I definitely do not take as much advantage of living right outside of DC as I should. Yesterday, however, was an event I could not miss: The Women’s March on Washington. I was nervous the night before. I’m not particularly great with crowds- I never know how people might react to anything, and that stresses me out quite a bit. Thankfully, going to this march exceeded all my more positive expectations- I barely encountered anyone who wasn’t 100% kind, helpful and welcoming to my friends and I. Halfway through the rally, people around me even helped me boost myself up onto the wall. This ended up being completely unreal, as I could see everything- including the sea of people that seemed to be never-ending. Girl power is stronger than most anything- this is probably why my friend Brenda’s phone worked perfectly fine after she fished it out of the Capitol Reflecting Pool about a minute after it fell in. (Just a funny little anecdote from yesterday.) In all seriousness though, the overwhelming feeling of unity and solidarity with my fellow females was something inexplicable, and I’m glad to have been a part of history.
Rather than to further go on about my own experience, I thought it’d be more interesting to ask others to give some words about how the event affected them.
I was really blown away by the crowd, especially once we took to the streets. Everywhere you looked they were choked with protesters. I did think that perhaps the speeches went on for too long, as everyone around me seemed pretty anxious to march. Overall, I thought it was amazing to be part of such an unbelievable event.
The march was uplifting and empowering, it gave me a deeper feeling of confidence and connection to the women in this country. The best part was hearing the echo of half a million people ringing through the streets.
It was incredible seeing the volume of people who came out to march and stand together! What I really loved about it was how positive everyone was, and what a friendly vibe and camaraderie there was during the whole thing, from the metro ride there, to standing in the crowd of people marching along Pennsylvania avenue. It was awesome and so, so empowering.
The march was a positive show of positive energy from a diverse group of backgrounds, but a less than diverse cultural array, suggesting that we still have much work to do to include all people.
It was a really beautiful and inspiring day, and it was amazing to get to hear so many different perspectives, like ones from women of color and trans women. I feel like I learned a lot about being a good feminist as a result. There were so many people which was both anxiety inducing but also awe inspiring! I’ve never seen so many people in my life and the fact that we were all coming together to support each other was amazing. It’s nice to know we’re not alone even around the world.
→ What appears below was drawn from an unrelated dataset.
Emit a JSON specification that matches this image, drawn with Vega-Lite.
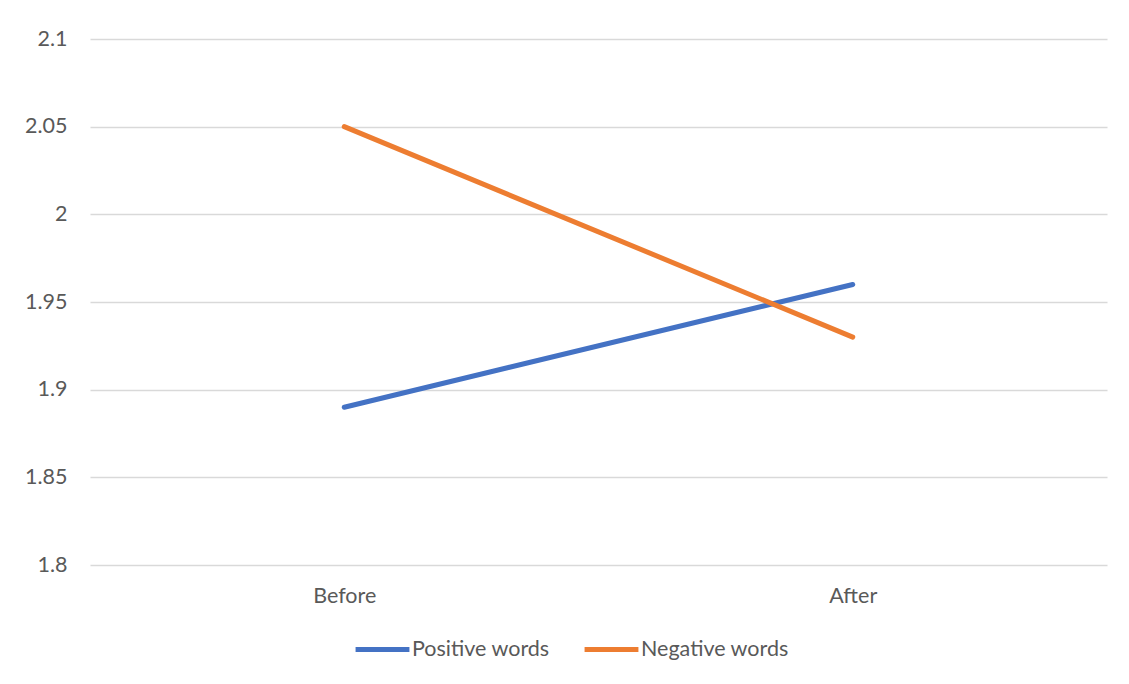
{
  "$schema": "https://vega.github.io/schema/vega-lite/v6.json",
  "width": 1017,
  "height": 526,
  "autosize": {"type": "none"},
  "padding": {"left": 90, "top": 39, "right": 22, "bottom": 119},
  "background": "white",
  "data": {
    "values": [
      {"time": "Before", "series": "Positive words", "value": 1.89},
      {"time": "After", "series": "Positive words", "value": 1.96},
      {"time": "Before", "series": "Negative words", "value": 2.05},
      {"time": "After", "series": "Negative words", "value": 1.93}
    ]
  },
  "mark": {"type": "line", "strokeWidth": 5, "strokeCap": "round"},
  "encoding": {
    "x": {
      "field": "time",
      "type": "nominal",
      "sort": ["Before", "After"],
      "scale": {"type": "point", "padding": 0.5},
      "axis": {
        "title": null,
        "domain": false,
        "ticks": false,
        "labelAngle": 0,
        "labelPadding": 20,
        "labelFontSize": 21.5,
        "labelColor": "#595959",
        "labelFont": "Lato"
      }
    },
    "y": {
      "field": "value",
      "type": "quantitative",
      "scale": {"domain": [1.8, 2.1], "nice": false, "zero": false},
      "axis": {
        "title": null,
        "domain": false,
        "ticks": false,
        "values": [1.8, 1.85, 1.9, 1.95, 2, 2.05, 2.1],
        "format": ".2~f",
        "labelPadding": 23,
        "labelFontSize": 21.5,
        "labelColor": "#595959",
        "labelFont": "Lato",
        "grid": true,
        "gridColor": "#D9D9D9",
        "gridWidth": 1.5
      }
    },
    "color": {
      "field": "series",
      "type": "nominal",
      "sort": ["Positive words", "Negative words"],
      "scale": {"domain": ["Positive words", "Negative words"], "range": ["#4472C4", "#ED7D31"]},
      "legend": {
        "title": null,
        "orient": "none",
        "legendX": 263,
        "legendY": 581,
        "direction": "horizontal",
        "symbolType": "stroke",
        "symbolSize": 2900,
        "symbolStrokeWidth": 5,
        "labelFontSize": 21.5,
        "labelColor": "#595959",
        "labelFont": "Lato",
        "labelOffset": 0,
        "columnPadding": 24
      }
    }
  },
  "config": {"view": {"stroke": null}}
}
I wish people hadn’t been so rude when the beginning of the march was delayed, like how a lot of older white women kept yelling over some of the speakers. I noticed they tended to do this more towards the women of color speakers than the white famous ones, for example, they chanted over Angela Davis who’s a black woman feminist legend but let Scarlett Johannsen go on as long as she wanted and yelled when she got cut off. Overall though, it really was a life changing experience and super inspiring and I can’t wait to get more involved in politics.
I drove down to D.C with my family, close cousins, and my cousins friends. I rolled down my window and waved to many women and men I saw walking down, wearing pink hats and holding signs. They smiled and waved back. When we eventually got to a Jumbotron, we were surrounded by so many happy faces. There were many women of course, but I felt so proud to see so many men too. It was so comforting to physically see that I wasn’t alone in what I believe in. Our group followed the majority of people through the march for a bit, but we stopped by a fence on the Ellipse near the White House. I put my sign on the fence, along with many others. It said “Hate cannot drive out hate; only love can do that.” Martin Luther King, Jr.
“Disobedience, in the eyes of any one who has read history, is man’s original virtue. It is through disobedience that progress has been made, through disobedience and through rebellion.”